Source excerpt:
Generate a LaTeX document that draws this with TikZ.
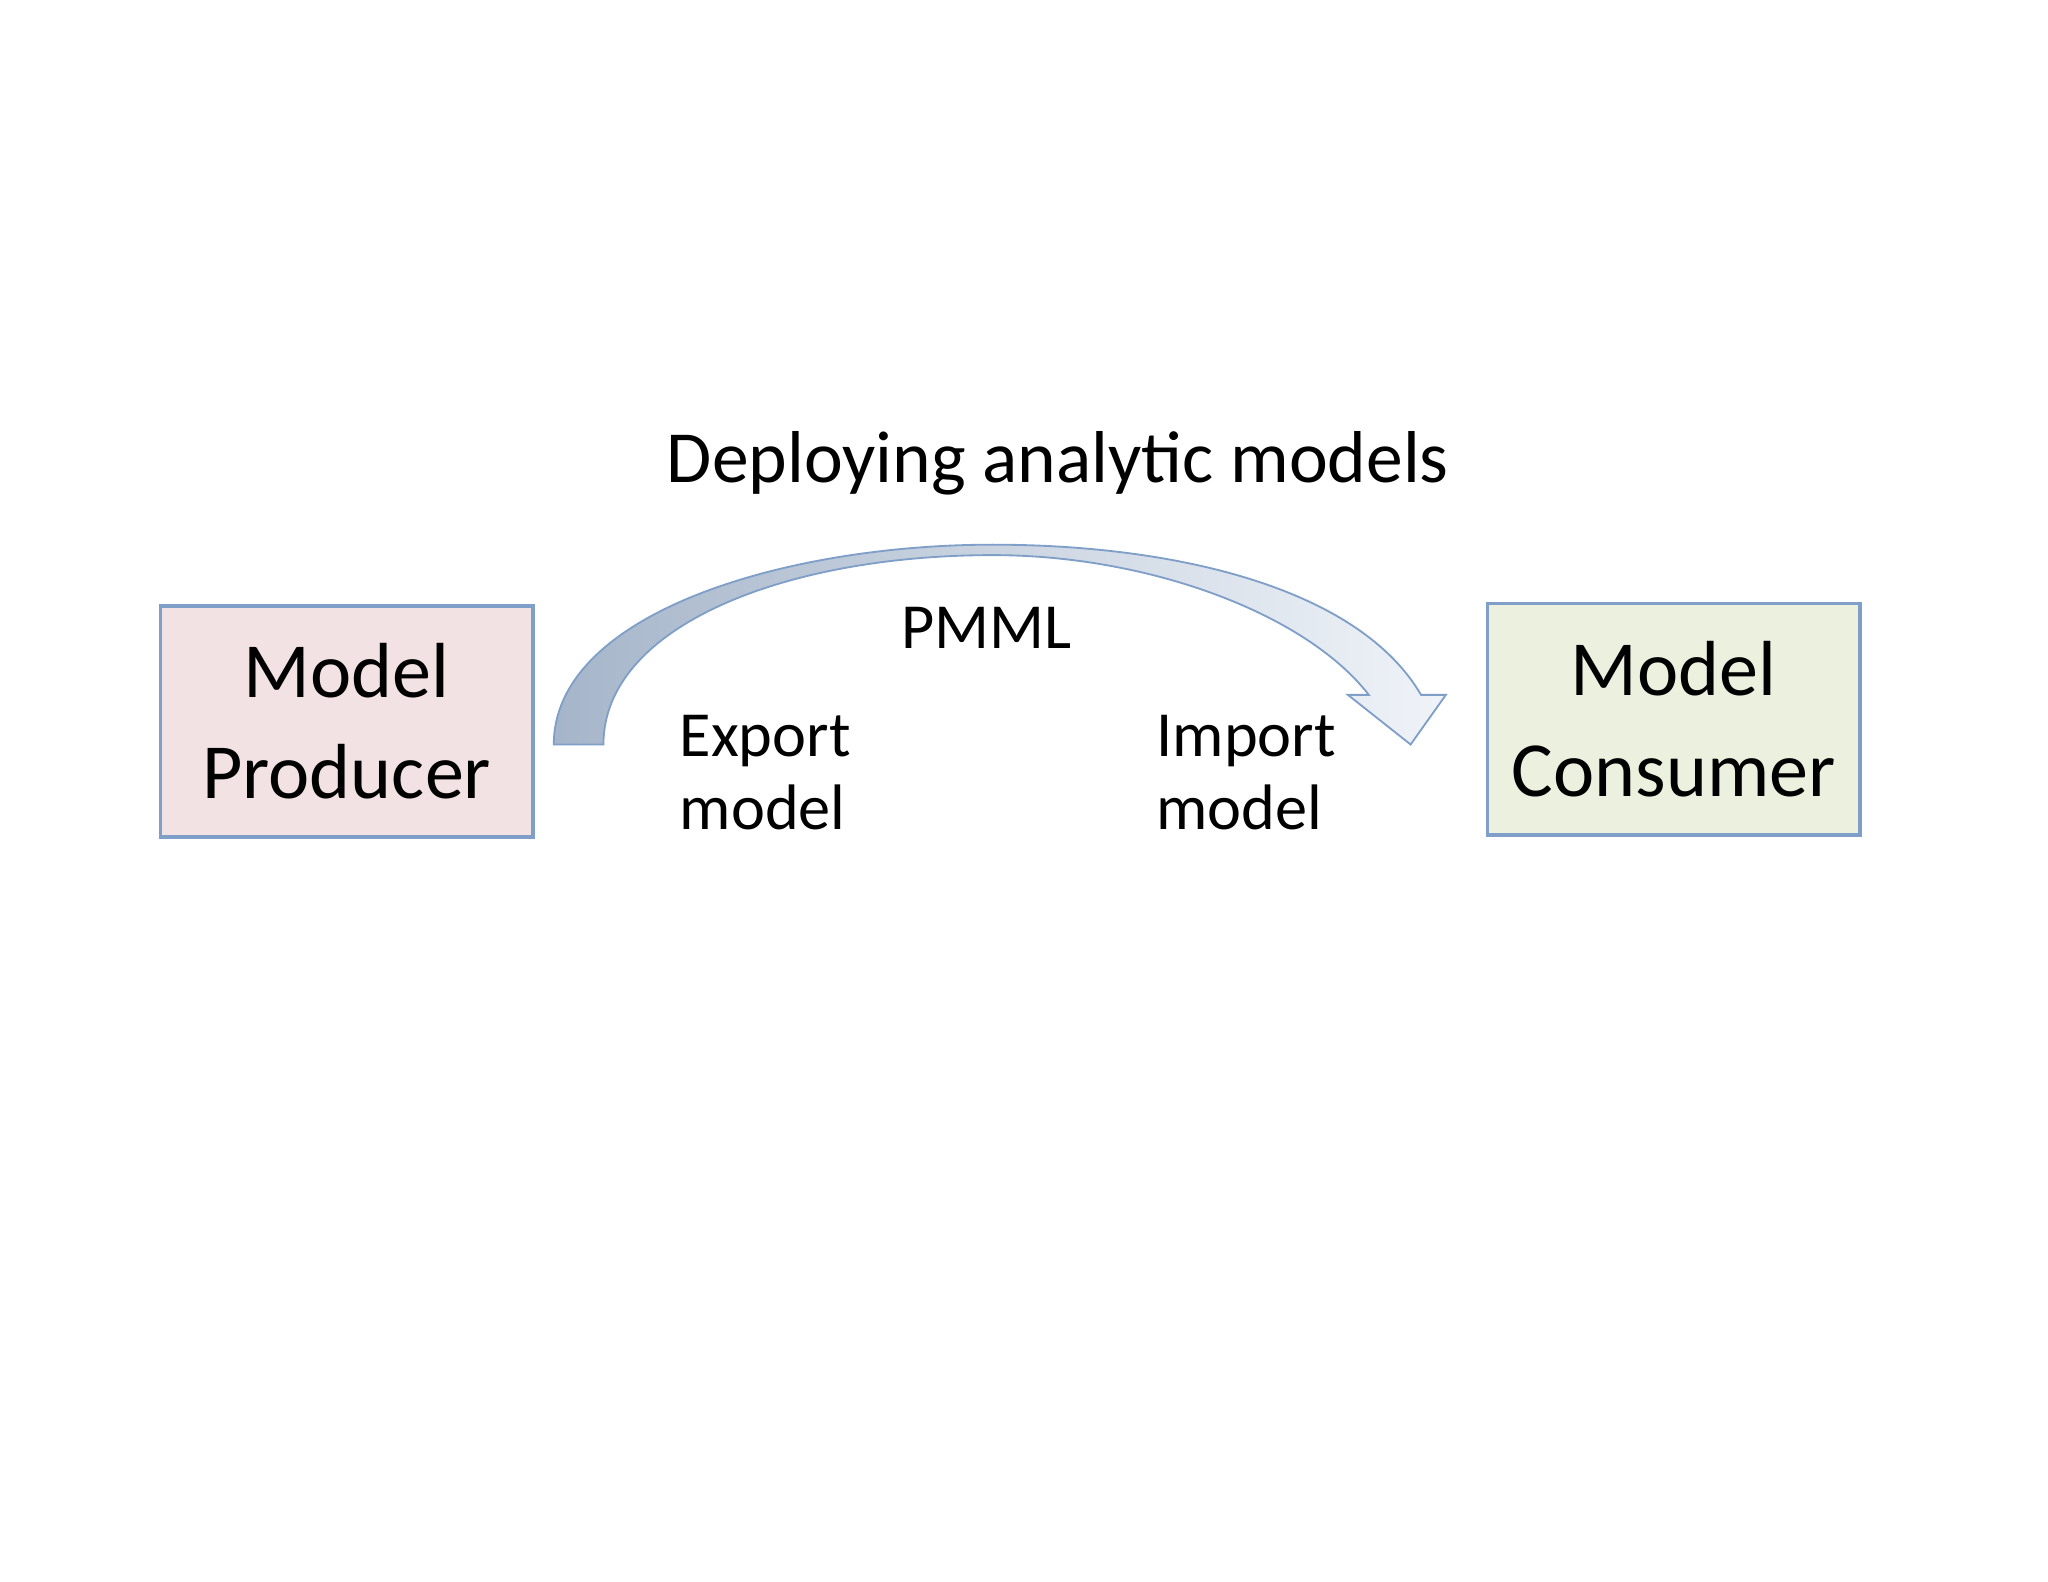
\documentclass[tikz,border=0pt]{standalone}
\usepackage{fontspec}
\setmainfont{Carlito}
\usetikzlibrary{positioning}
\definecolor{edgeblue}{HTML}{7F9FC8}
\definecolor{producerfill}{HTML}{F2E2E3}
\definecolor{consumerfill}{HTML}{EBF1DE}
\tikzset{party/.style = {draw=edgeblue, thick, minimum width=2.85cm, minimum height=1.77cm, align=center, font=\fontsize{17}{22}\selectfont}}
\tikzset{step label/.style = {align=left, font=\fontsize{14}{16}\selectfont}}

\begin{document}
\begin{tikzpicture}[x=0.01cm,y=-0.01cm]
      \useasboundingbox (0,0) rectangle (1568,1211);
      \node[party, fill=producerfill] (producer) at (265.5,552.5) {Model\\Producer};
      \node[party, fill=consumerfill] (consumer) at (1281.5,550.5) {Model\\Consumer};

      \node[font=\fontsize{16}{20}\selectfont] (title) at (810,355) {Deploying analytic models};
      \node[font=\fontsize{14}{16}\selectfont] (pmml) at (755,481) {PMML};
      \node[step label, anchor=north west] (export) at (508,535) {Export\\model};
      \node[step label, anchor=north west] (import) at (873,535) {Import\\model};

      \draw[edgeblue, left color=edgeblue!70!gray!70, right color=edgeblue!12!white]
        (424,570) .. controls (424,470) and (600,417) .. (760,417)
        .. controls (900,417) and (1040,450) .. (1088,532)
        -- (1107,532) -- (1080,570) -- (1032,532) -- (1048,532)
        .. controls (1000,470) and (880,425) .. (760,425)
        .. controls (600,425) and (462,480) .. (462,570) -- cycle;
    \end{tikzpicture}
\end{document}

Short problem:
From the first line of the material down to the line containing "fill=consumerfill] (consumer) at", inclusive, return each line exactly, skipping any picture.

Full output:
Generate a LaTeX document that draws this with TikZ.
\documentclass[tikz,border=0pt]{standalone}
\usepackage{fontspec}
\setmainfont{Carlito}
\usetikzlibrary{positioning}
\definecolor{edgeblue}{HTML}{7F9FC8}
\definecolor{producerfill}{HTML}{F2E2E3}
\definecolor{consumerfill}{HTML}{EBF1DE}
\tikzset{party/.style = {draw=edgeblue, thick, minimum width=2.85cm, minimum height=1.77cm, align=center, font=\fontsize{17}{22}\selectfont}}
\tikzset{step label/.style = {align=left, font=\fontsize{14}{16}\selectfont}}

\begin{document}
\begin{tikzpicture}[x=0.01cm,y=-0.01cm]
      \useasboundingbox (0,0) rectangle (1568,1211);
      \node[party, fill=producerfill] (producer) at (265.5,552.5) {Model\\Producer};
      \node[party, fill=consumerfill] (consumer) at (1281.5,550.5) {Model\\Consumer};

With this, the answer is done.